» YOUR OBJECTIVE
Transcribe the full listing exactly, and drop every picture.
:: DATA ::
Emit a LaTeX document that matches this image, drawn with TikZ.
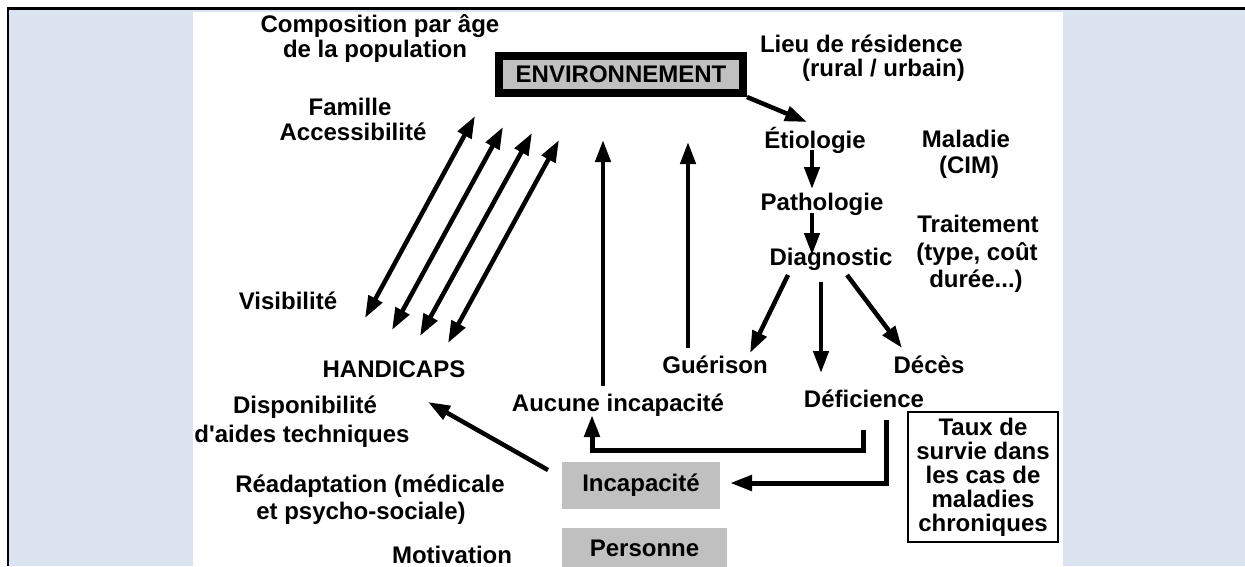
\documentclass[tikz,border=0pt]{standalone}
\usepackage{fontspec}
\setmainfont{Liberation Sans}
\usetikzlibrary{arrows.meta}
\tikzset{every node/.style={font=\fontsize{24}{25}\selectfont\bfseries, inner sep=0pt}}
\definecolor{panelcol}{HTML}{DAE3EF}
\definecolor{greycol}{HTML}{C0C0C0}
\colorlet{framecol}{black}
\colorlet{arrowcol}{black}
\tikzset{
  lbl/.style={anchor=base},
  lblr/.style={anchor=base east},
  flow/.style={line width=4.5pt, draw=arrowcol, -{Triangle[length=22pt,width=15pt]}},
  twoway/.style={flow, {Triangle[length=22pt,width=15pt]}-{Triangle[length=22pt,width=15pt]}},
  greybox/.style={fill=greycol}
}

\begin{document}
\begin{tikzpicture}[x=1pt, y=-1pt]

  \useasboundingbox (0,0) rectangle (1245,566);

  % Page background and frame.
  \fill[white] (0,0) rectangle (1245,566);
  \fill[panelcol] (9,10) rectangle (1245,566);
  \fill[white] (193,12) rectangle (1063,566);
  \draw[line width=3pt, framecol] (7,8.5) -- (1245,8.5);
  \draw[line width=2.5pt, framecol] (8,8) -- (8,566);

  % Environment box.
  \node[draw=framecol, line width=8pt, greybox, minimum width=244pt,
    minimum height=37pt] (env) at (621,74.5) {ENVIRONNEMENT};

  % Labels round the environment.
  \node[lbl] (compo1) at (380,32) {Composition par âge};
  \node[lbl] (compo2) at (375,57) {de la population};
  \node[lbl] (famil1) at (350,115) {Famille};
  \node[lbl] (famil2) at (353,140) {Accessibilité};
  \node[lblr] (lieu1) at (963,52) {Lieu de résidence};
  \node[lblr] (lieu2) at (965,76) {(rural / urbain)};

  % Disease chain.
  \node[lbl] (etio) at (815,148) {Étiologie};
  \node[lbl] (patho) at (822,210) {Pathologie};
  \node[lbl] (diag) at (831,265) {Diagnostic};
  \node[lbl] (mal1) at (966,147) {Maladie};
  \node[lbl] (mal2) at (969,173) {(CIM)};
  \node[lbl] (trait1) at (978,232) {Traitement};
  \node[lbl] (trait2) at (977,260) {(type, coût};
  \node[lbl] (trait3) at (976,287) {durée...)};

  % Outcomes.
  \node[lbl] (guer) at (715,373) {Guérison};
  \node[lbl] (deces) at (929,373) {Décès};
  \node[lbl] (defic) at (864,407) {Déficience};
  \node[lbl] (aucune) at (618,411) {Aucune incapacité};
  \node[lbl] (handi) at (394,377) {HANDICAPS};
  \node[lbl] (visib) at (288,309) {Visibilité};

  % Left column of factors.
  \node[lbl] (dispo1) at (305,413) {Disponibilité};
  \node[lbl] (dispo2) at (302,442) {d\textquotesingle aides techniques};
  \node[lbl] (readapt1) at (370,492) {Réadaptation (médicale};
  \node[lbl] (readapt2) at (361,519) {et psycho-sociale)};
  \node[lbl] (motiv) at (452,563) {Motivation};

  % Grey boxes and survival box.
  \node[greybox, minimum width=158pt, minimum height=47pt] (incap)
    at (641,485.5) {Incapacité};
  \node[greybox, minimum width=165pt, minimum height=40pt] (pers)
    at (644.5,548) {Personne};
  \node[draw=framecol, line width=1.5pt, align=center, minimum width=150pt,
    minimum height=130pt, font=\fontsize{24}{24}\selectfont\bfseries]
    (taux) at (983,477) {Taux de\\survie dans\\les cas de\\maladies\\chroniques};

  % Arrow end points.
  \coordinate (envtip) at (807,122);
  \coordinate (etiobot) at (812,150);
  \coordinate (pathotop) at (812,189);
  \coordinate (pathobot) at (812,213);
  \coordinate (diagtop) at (812,255);
  \coordinate (diagl) at (788,275);
  \coordinate (diagm) at (821,282);
  \coordinate (diagr) at (847,275);
  \coordinate (guertip) at (750,353);
  \coordinate (defictip) at (821,373);
  \coordinate (decestip) at (902,348);
  \coordinate (guerup) at (688,348);
  \coordinate (guertop) at (688,142);
  \coordinate (aucup) at (603,386);
  \coordinate (auctop) at (603,140);
  \coordinate (deficl) at (863,430);
  \coordinate (aucbot) at (592,415);
  \coordinate (deficr) at (886,420);
  \coordinate (incaptip) at (730,483);
  \coordinate (incapout) at (548,470);
  \coordinate (handitip) at (428,402);

  % Environment to disease chain.
  \draw[flow] (env.south east) -- (envtip);
  \draw[flow] (etiobot) -- (pathotop);
  \draw[flow] (pathobot) -- (diagtop);
  \draw[flow] (diagl) -- (guertip);
  \draw[flow] (diagm) -- (defictip);
  \draw[flow] (diagr) -- (decestip);

  % Back to the environment.
  \draw[flow] (guerup) -- (guertop);
  \draw[flow] (aucup) -- (auctop);

  % Handicaps <-> environment.
  \foreach \i/\tx/\ty/\bx/\by in {1/475/116/365/318, 2/503/127/392/330,
                                  3/532/133/420/336, 4/559/140/448/343} {
    \coordinate (hup\i) at (\tx,\ty);
    \coordinate (hdn\i) at (\bx,\by);
    \draw[twoway] (hdn\i) -- (hup\i);
  }

  % Deficiency to no disability / disability.
  \draw[flow, line width=5pt] (deficl) -- ++(0,20) -| (aucbot);
  \draw[flow, line width=5pt] (deficr) |- (incaptip);
  \draw[flow] (incapout) -- (handitip);

\end{tikzpicture}
\end{document}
:::
» EXERCISE SOLUTION
Emit a LaTeX document that matches this image, drawn with TikZ.
\documentclass[tikz,border=0pt]{standalone}
\usepackage{fontspec}
\setmainfont{Liberation Sans}
\usetikzlibrary{arrows.meta}
\tikzset{every node/.style={font=\fontsize{24}{25}\selectfont\bfseries, inner sep=0pt}}
\definecolor{panelcol}{HTML}{DAE3EF}
\definecolor{greycol}{HTML}{C0C0C0}
\colorlet{framecol}{black}
\colorlet{arrowcol}{black}
\tikzset{
  lbl/.style={anchor=base},
  lblr/.style={anchor=base east},
  flow/.style={line width=4.5pt, draw=arrowcol, -{Triangle[length=22pt,width=15pt]}},
  twoway/.style={flow, {Triangle[length=22pt,width=15pt]}-{Triangle[length=22pt,width=15pt]}},
  greybox/.style={fill=greycol}
}

\begin{document}
\begin{tikzpicture}[x=1pt, y=-1pt]

  \useasboundingbox (0,0) rectangle (1245,566);

  % Page background and frame.
  \fill[white] (0,0) rectangle (1245,566);
  \fill[panelcol] (9,10) rectangle (1245,566);
  \fill[white] (193,12) rectangle (1063,566);
  \draw[line width=3pt, framecol] (7,8.5) -- (1245,8.5);
  \draw[line width=2.5pt, framecol] (8,8) -- (8,566);

  % Environment box.
  \node[draw=framecol, line width=8pt, greybox, minimum width=244pt,
    minimum height=37pt] (env) at (621,74.5) {ENVIRONNEMENT};

  % Labels round the environment.
  \node[lbl] (compo1) at (380,32) {Composition par âge};
  \node[lbl] (compo2) at (375,57) {de la population};
  \node[lbl] (famil1) at (350,115) {Famille};
  \node[lbl] (famil2) at (353,140) {Accessibilité};
  \node[lblr] (lieu1) at (963,52) {Lieu de résidence};
  \node[lblr] (lieu2) at (965,76) {(rural / urbain)};

  % Disease chain.
  \node[lbl] (etio) at (815,148) {Étiologie};
  \node[lbl] (patho) at (822,210) {Pathologie};
  \node[lbl] (diag) at (831,265) {Diagnostic};
  \node[lbl] (mal1) at (966,147) {Maladie};
  \node[lbl] (mal2) at (969,173) {(CIM)};
  \node[lbl] (trait1) at (978,232) {Traitement};
  \node[lbl] (trait2) at (977,260) {(type, coût};
  \node[lbl] (trait3) at (976,287) {durée...)};

  % Outcomes.
  \node[lbl] (guer) at (715,373) {Guérison};
  \node[lbl] (deces) at (929,373) {Décès};
  \node[lbl] (defic) at (864,407) {Déficience};
  \node[lbl] (aucune) at (618,411) {Aucune incapacité};
  \node[lbl] (handi) at (394,377) {HANDICAPS};
  \node[lbl] (visib) at (288,309) {Visibilité};

  % Left column of factors.
  \node[lbl] (dispo1) at (305,413) {Disponibilité};
  \node[lbl] (dispo2) at (302,442) {d\textquotesingle aides techniques};
  \node[lbl] (readapt1) at (370,492) {Réadaptation (médicale};
  \node[lbl] (readapt2) at (361,519) {et psycho-sociale)};
  \node[lbl] (motiv) at (452,563) {Motivation};

  % Grey boxes and survival box.
  \node[greybox, minimum width=158pt, minimum height=47pt] (incap)
    at (641,485.5) {Incapacité};
  \node[greybox, minimum width=165pt, minimum height=40pt] (pers)
    at (644.5,548) {Personne};
  \node[draw=framecol, line width=1.5pt, align=center, minimum width=150pt,
    minimum height=130pt, font=\fontsize{24}{24}\selectfont\bfseries]
    (taux) at (983,477) {Taux de\\survie dans\\les cas de\\maladies\\chroniques};

  % Arrow end points.
  \coordinate (envtip) at (807,122);
  \coordinate (etiobot) at (812,150);
  \coordinate (pathotop) at (812,189);
  \coordinate (pathobot) at (812,213);
  \coordinate (diagtop) at (812,255);
  \coordinate (diagl) at (788,275);
  \coordinate (diagm) at (821,282);
  \coordinate (diagr) at (847,275);
  \coordinate (guertip) at (750,353);
  \coordinate (defictip) at (821,373);
  \coordinate (decestip) at (902,348);
  \coordinate (guerup) at (688,348);
  \coordinate (guertop) at (688,142);
  \coordinate (aucup) at (603,386);
  \coordinate (auctop) at (603,140);
  \coordinate (deficl) at (863,430);
  \coordinate (aucbot) at (592,415);
  \coordinate (deficr) at (886,420);
  \coordinate (incaptip) at (730,483);
  \coordinate (incapout) at (548,470);
  \coordinate (handitip) at (428,402);

  % Environment to disease chain.
  \draw[flow] (env.south east) -- (envtip);
  \draw[flow] (etiobot) -- (pathotop);
  \draw[flow] (pathobot) -- (diagtop);
  \draw[flow] (diagl) -- (guertip);
  \draw[flow] (diagm) -- (defictip);
  \draw[flow] (diagr) -- (decestip);

  % Back to the environment.
  \draw[flow] (guerup) -- (guertop);
  \draw[flow] (aucup) -- (auctop);

  % Handicaps <-> environment.
  \foreach \i/\tx/\ty/\bx/\by in {1/475/116/365/318, 2/503/127/392/330,
                                  3/532/133/420/336, 4/559/140/448/343} {
    \coordinate (hup\i) at (\tx,\ty);
    \coordinate (hdn\i) at (\bx,\by);
    \draw[twoway] (hdn\i) -- (hup\i);
  }

  % Deficiency to no disability / disability.
  \draw[flow, line width=5pt] (deficl) -- ++(0,20) -| (aucbot);
  \draw[flow, line width=5pt] (deficr) |- (incaptip);
  \draw[flow] (incapout) -- (handitip);

\end{tikzpicture}
\end{document}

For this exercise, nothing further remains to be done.